- Currency rallies with peers after China cut interest rates
- Move by central bank highlights concern over slowdown
Brazil’s real posted the biggest weekly gain among emerging markets as a surprise interest-rate cut in China bolstered prospects for growth in the Latin American country’s biggest trading partner.
The real advanced 0.8 percent to 3.8763 per dollar on Friday after declining as much as 0.6 percent. The currency rallied with developing-nation peers after China said it would cut interest rates, joining the European Central Bank in signaling willingness to provide economic support if needed.
China’s announcement, one day after ECB President Mario Draghi suggested more stimulus may be needed, eased concerns about the impact of the slowdown in the world’s second-largest economy. Still, the move shows that Chinese policy makers are worried about the extent of the slump. For Brazil, already facing its longest recession since the Great Depression, the prospect of reduced demand from China has helped make the real the worst performing major currency in the world this year.
"The initial reaction in markets is that central banks globally are coming to the rescue to revive global growth," said Bernd Berg, the director of emerging-markets strategy at Societe General in London. "While the real might get some temporary relief in periods where the external backdrop improves slightly due to central bank support, the bigger picture remains very bearish."
Traders are also waiting for the government to announce its new estimate for the 2015 budget gap, expected to be the widest ever. President Dilma Rousseff’s administration is said to be eying a public sector budget deficit before interest payments of about 75 billion reais ($19 billion), according to an official aware of the discussions who asked not to be identified because the information isn’t public yet.
The deficit in the current account, the broadest measure of trade in goods and services, widened in September to $3.1 billion from a revised $2.6 billion a month earlier, the central bank said in a report Friday. Economists surveyed by Bloomberg had forecast a deficit of $2.3 billion.

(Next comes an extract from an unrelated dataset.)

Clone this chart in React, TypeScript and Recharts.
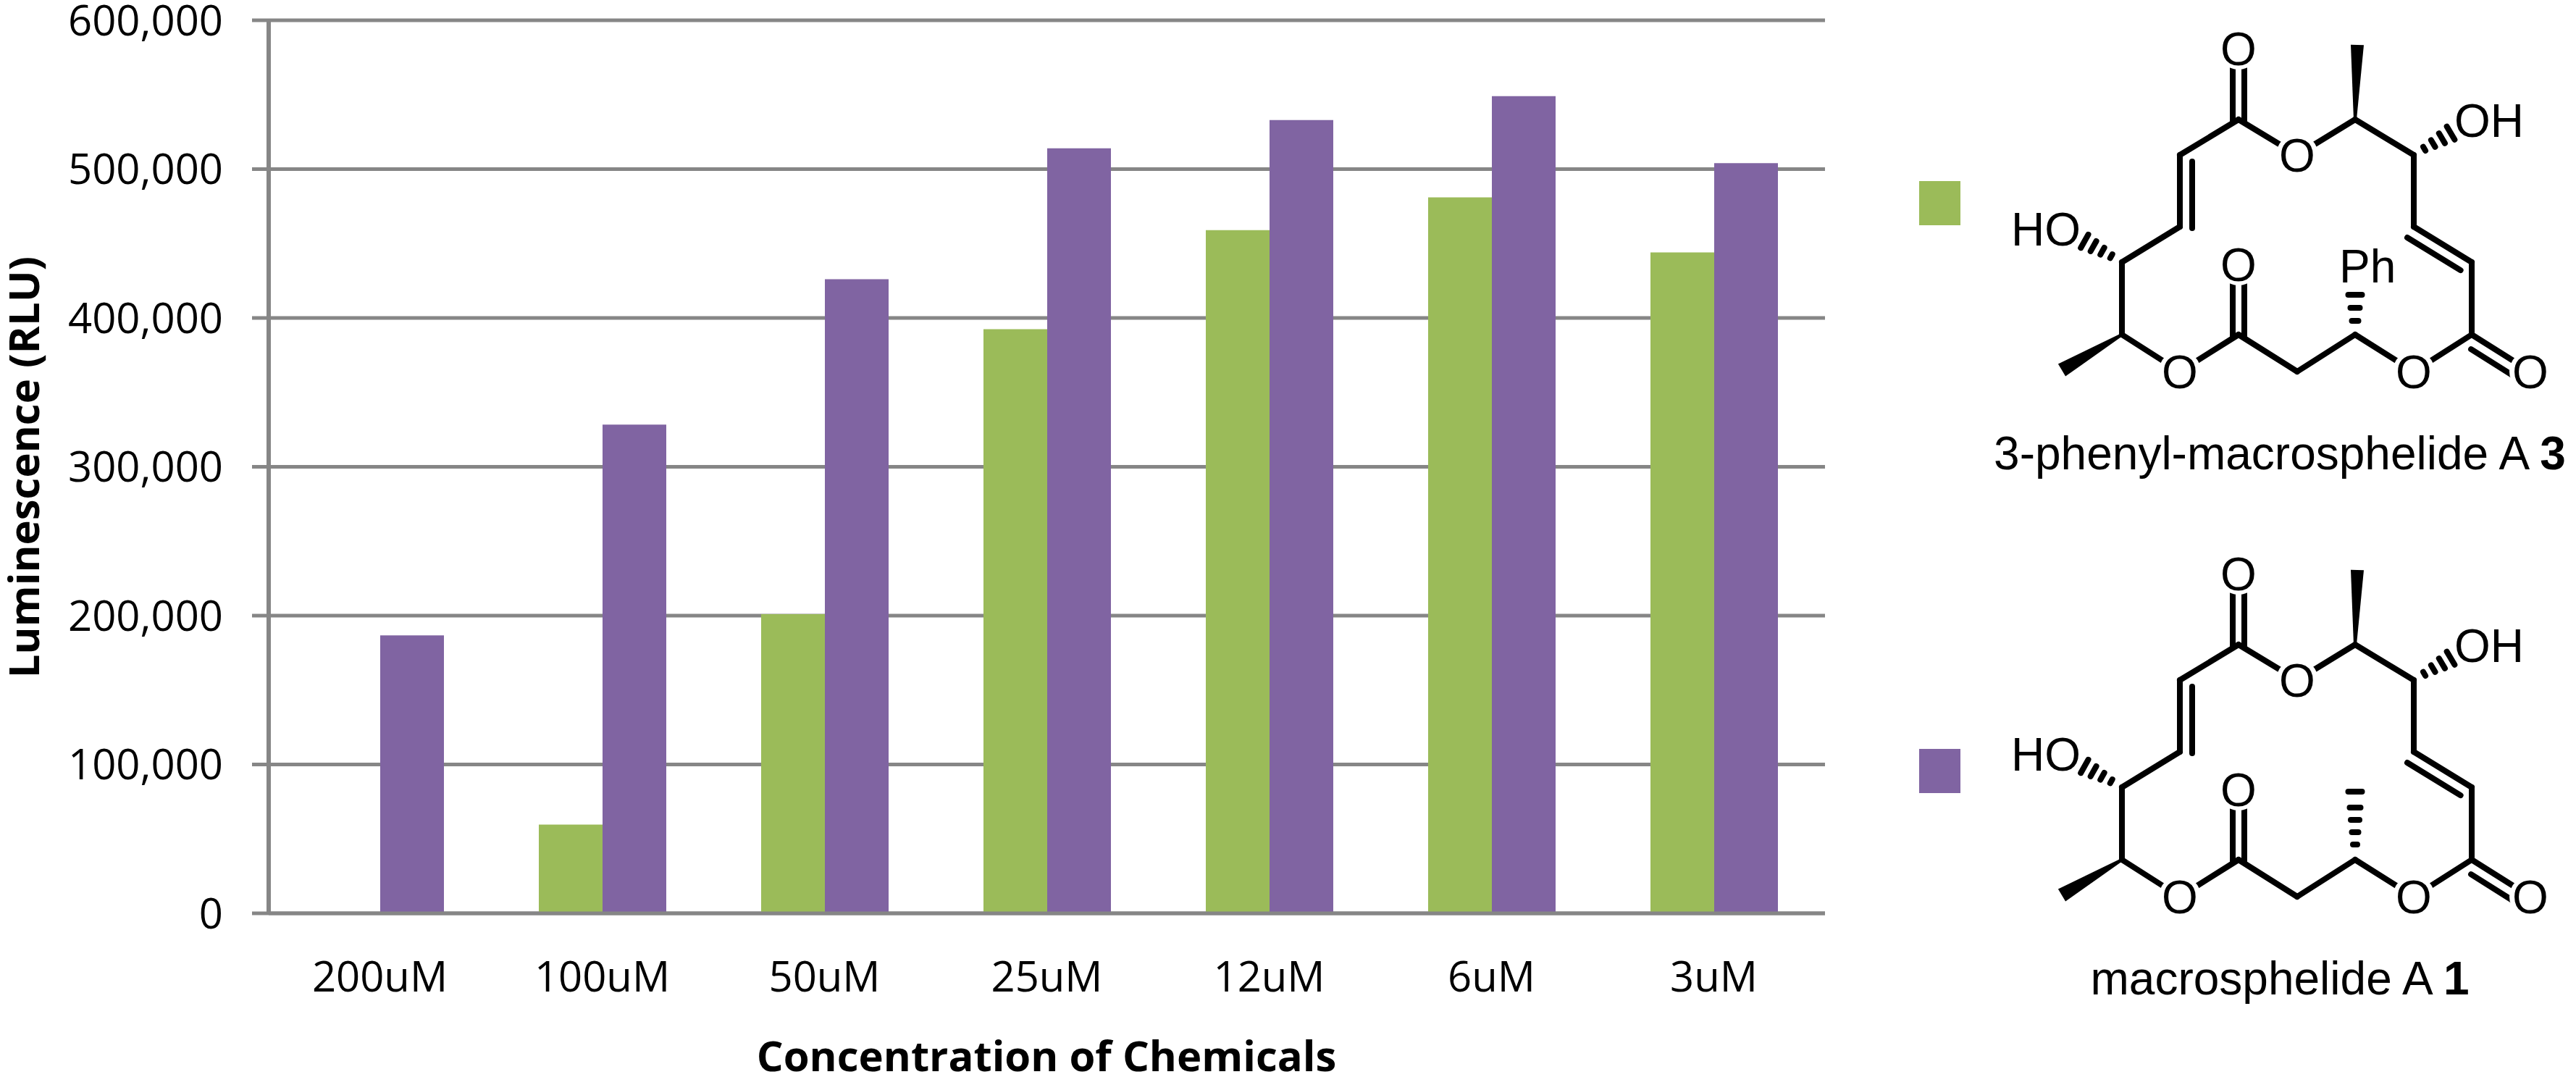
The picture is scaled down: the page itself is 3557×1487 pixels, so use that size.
import React from 'react'
import { BarChart, Bar, XAxis, YAxis, CartesianGrid, Customized } from 'recharts'

// values (RLU)
const concentrations = ['200uM', '100uM', '50uM', '25uM', '12uM', '6uM', '3uM']
const phenylMacrosphelide = [0, 59600, 201000, 392500, 459000, 481000, 444000]
const macrosphelide = [186700, 328400, 426000, 514000, 533000, 549000, 504000]
const valueTicks = [0, 100000, 200000, 300000, 400000, 500000, 600000]

const GREEN = '#9BBB59'
const PURPLE = '#8064A2'
const GRID = '#868686'
const AXIS_FONT = '"Open Sans", "Noto Sans", sans-serif'
const CHEM_FONT = '"Liberation Sans", Arial, sans-serif'

const rows = concentrations.map((name, i) => ({
  name,
  phenyl: phenylMacrosphelide[i],
  macro: macrosphelide[i],
}))

type Pt = [number, number]

// skeletal drawing of the macrolide ring, top structure coordinates
const ATOM: Record<string, Pt> = {
  C1: [3091, 165],
  O2: [3172, 214],
  C2: [3252, 165],
  C3: [3333, 214],
  C4: [3333, 313],
  C5: [3413, 362],
  C6: [3413, 462],
  O4: [3333, 513],
  C7: [3252, 462],
  C8: [3172, 513],
  C9: [3091, 462],
  O6: [3010, 513],
  C10: [2930, 462],
  C11: [2930, 362],
  C12: [3010, 313],
  C13: [3010, 214],
  O1: [3091, 67],
  O3: [3494, 513],
  O5: [3091, 365],
  OH: [3414, 166],
  HO: [2848, 316],
}

const RING_BONDS: [string, string][] = [
  ['C1', 'O2'], ['O2', 'C2'], ['C2', 'C3'], ['C3', 'C4'], ['C4', 'C5'],
  ['C5', 'C6'], ['C6', 'O4'], ['O4', 'C7'], ['C7', 'C8'], ['C8', 'C9'],
  ['C9', 'O6'], ['O6', 'C10'], ['C10', 'C11'], ['C11', 'C12'], ['C12', 'C13'],
  ['C13', 'C1'], ['C6', 'O3'],
]

const OXYGENS = ['O1', 'O2', 'O3', 'O4', 'O5', 'O6']

function Structure({ dy, phenyl }: { dy: number; phenyl: boolean }) {
  const p = (k: string): Pt => [ATOM[k][0], ATOM[k][1] + dy]
  const bond = { stroke: '#000', strokeWidth: 8, strokeLinecap: 'round' as const }

  const line = (a: Pt, b: Pt, key: string) => (
    <line key={key} x1={a[0]} y1={a[1]} x2={b[0]} y2={b[1]} {...bond} />
  )

  const offsetLine = (a: Pt, b: Pt, ox: number, oy: number, s0: number, s1: number, key: string) => {
    const dx = b[0] - a[0]
    const dyy = b[1] - a[1]
    return line(
      [a[0] + dx * s0 + ox, a[1] + dyy * s0 + oy],
      [a[0] + dx * s1 + ox, a[1] + dyy * s1 + oy],
      key,
    )
  }

  const wedge = (a: Pt, b: Pt, w: number, key: string) => {
    const dx = b[0] - a[0]
    const dyy = b[1] - a[1]
    const len = Math.hypot(dx, dyy)
    const nx = -dyy / len
    const ny = dx / len
    const pts = [
      [a[0] + nx * 2, a[1] + ny * 2],
      [b[0] + nx * w, b[1] + ny * w],
      [b[0] - nx * w, b[1] - ny * w],
      [a[0] - nx * 2, a[1] - ny * 2],
    ]
    return <polygon key={key} points={pts.map((q) => q.join(',')).join(' ')} fill="#000" />
  }

  const hash = (a: Pt, b: Pt, ts: number[], ws: number[], key: string) => {
    const dx = b[0] - a[0]
    const dyy = b[1] - a[1]
    const len = Math.hypot(dx, dyy)
    const nx = -dyy / len
    const ny = dx / len
    return (
      <g key={key}>
        {ts.map((t, i) => {
          const cx = a[0] + dx * t
          const cy = a[1] + dyy * t
          return (
            <line
              key={i}
              x1={cx - nx * ws[i]}
              y1={cy - ny * ws[i]}
              x2={cx + nx * ws[i]}
              y2={cy + ny * ws[i]}
              stroke="#000"
              strokeWidth={8}
              strokeLinecap="round"
            />
          )
        })}
      </g>
    )
  }

  const c6 = p('C6')
  const o3 = p('O3')

  return (
    <g>
      {RING_BONDS.map(([a, b]) => line(p(a), p(b), a + b))}
      {/* C=O and C=C second lines */}
      {line([p('C1')[0] - 8, p('O1')[1]], [p('C1')[0] - 8, p('C1')[1] + 2], 'o1a')}
      {line([p('C1')[0] + 8, p('O1')[1]], [p('C1')[0] + 8, p('C1')[1] + 4], 'o1b')}
      {line([p('C9')[0] - 8, p('O5')[1]], [p('C9')[0] - 8, p('C9')[1] + 2], 'o5a')}
      {line([p('C9')[0] + 8, p('O5')[1]], [p('C9')[0] + 8, p('C9')[1] + 4], 'o5b')}
      {offsetLine(c6, o3, -9, 15, 0.1, 1, 'o3b')}
      {offsetLine(p('C13'), p('C12'), 17, 0, 0.09, 1.02, 'db1')}
      {offsetLine(p('C4'), p('C5'), -9, 15, 0, 0.92, 'db2')}
      {/* stereo bonds */}
      {wedge(p('C2'), [p('C2')[0] + 3, p('C2')[1] - 103], 9, 'w1')}
      {wedge(p('C10'), [2847, 511 + dy], 10, 'w2')}
      {hash(p('C3'), p('OH'), [0.18, 0.33, 0.48, 0.63], [3, 5.5, 8, 10.5], 'h1')}
      {hash(p('C11'), p('HO'), [0.18, 0.33, 0.48, 0.63], [3, 5.5, 8, 10.5], 'h2')}
      {phenyl
        ? hash(p('C7'), [p('C7')[0], p('C7')[1] - 100], [0.19, 0.37, 0.55], [4.5, 6.5, 9.5], 'h3')
        : hash(p('C7'), [p('C7')[0], p('C7')[1] - 100], [0.21, 0.38, 0.55, 0.72, 0.94], [3, 4.5, 6, 7.5, 9.5], 'h3')}
      {/* atom labels */}
      {[...OXYGENS, 'OH', 'HO'].map((k) => (
        <circle key={'bg' + k} cx={p(k)[0]} cy={p(k)[1]} r={29} fill="#fff" />
      ))}
      {OXYGENS.map((k) => (
        <text key={'t' + k} x={p(k)[0]} y={p(k)[1] + 23} textAnchor="middle" fontFamily={CHEM_FONT} fontSize={64} fill="#000">
          O
        </text>
      ))}
      <text x={p('OH')[0] - 25} y={p('OH')[1] + 23} fontFamily={CHEM_FONT} fontSize={64} fill="#000">
        OH
      </text>
      <text x={p('HO')[0] + 25} y={p('HO')[1] + 23} textAnchor="end" fontFamily={CHEM_FONT} fontSize={64} fill="#000">
        HO
      </text>
      {phenyl && (
        <text x={3230} y={390 + dy} fontFamily={CHEM_FONT} fontSize={64} fill="#000">
          Ph
        </text>
      )}
    </g>
  )
}

function Overlay() {
  return (
    <g>
      <text
        x={1445}
        y={1479}
        textAnchor="middle"
        fontFamily={AXIS_FONT}
        fontWeight="bold"
        fontSize={58}
        fill="#000"
      >
        Concentration of Chemicals
      </text>
      <text
        x={54}
        y={645}
        transform="rotate(-90 54 645)"
        textAnchor="middle"
        fontFamily={AXIS_FONT}
        fontWeight="bold"
        fontSize={58}
        fill="#000"
      >
        Luminescence (RLU)
      </text>

      {/* legend keys, the structures stand in for the series names */}
      <rect x={2650} y={250} width={57} height={61} fill={GREEN} />
      <rect x={2650} y={1034} width={57} height={61} fill={PURPLE} />

      <Structure dy={0} phenyl />
      <Structure dy={725} phenyl={false} />

      <text x={3148} y={648} textAnchor="middle" fontFamily={CHEM_FONT} fontSize={64} fill="#000">
        3-phenyl-macrosphelide A <tspan fontWeight="bold">3</tspan>
      </text>
      <text x={3148} y={1373} textAnchor="middle" fontFamily={CHEM_FONT} fontSize={64} fill="#000">
        macrosphelide A <tspan fontWeight="bold">1</tspan>
      </text>
    </g>
  )
}

export default function App() {
  return (
    <div style={{ position: 'absolute', left: 0, top: 0, width: 3557, height: 1487, background: '#fff' }}>
      <BarChart
        width={3557}
        height={1487}
        data={rows}
        margin={{ top: 28, right: 1037, left: 71, bottom: 0 }}
        barGap={0}
      >
        <CartesianGrid horizontal vertical={false} stroke={GRID} strokeWidth={5} />
        <XAxis
          dataKey="name"
          interval={0}
          height={226}
          tickLine={false}
          tickSize={0}
          tickMargin={67}
          axisLine={{ stroke: GRID, strokeWidth: 5 }}
          tick={{ fontSize: 58, fill: '#000', fontFamily: AXIS_FONT }}
        />
        <YAxis
          domain={[0, 600000]}
          ticks={valueTicks}
          interval={0}
          width={300}
          tickSize={23}
          tickMargin={40}
          tickFormatter={(v: number) => v.toLocaleString('en-US')}
          tickLine={{ stroke: GRID, strokeWidth: 5 }}
          axisLine={{ stroke: GRID, strokeWidth: 6 }}
          tick={{ fontSize: 58, fill: '#000', fontFamily: AXIS_FONT }}
        />
        <Bar dataKey="phenyl" fill={GREEN} barSize={88} isAnimationActive={false} />
        <Bar dataKey="macro" fill={PURPLE} barSize={88} isAnimationActive={false} />
        <Customized component={<Overlay />} />
      </BarChart>
    </div>
  )
}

China’s one-year lending rate will drop to 4.35 percent from 4.6 percent effective Saturday as the government aims to meet its 2015 growth target of about 7 percent. Below-target consumer inflation and a deeper slump in producer prices have given policy makers room for further easing. Gross domestic product rose 6.9 percent in the three months through September from a year earlier, the slowest quarterly expansion since 2009.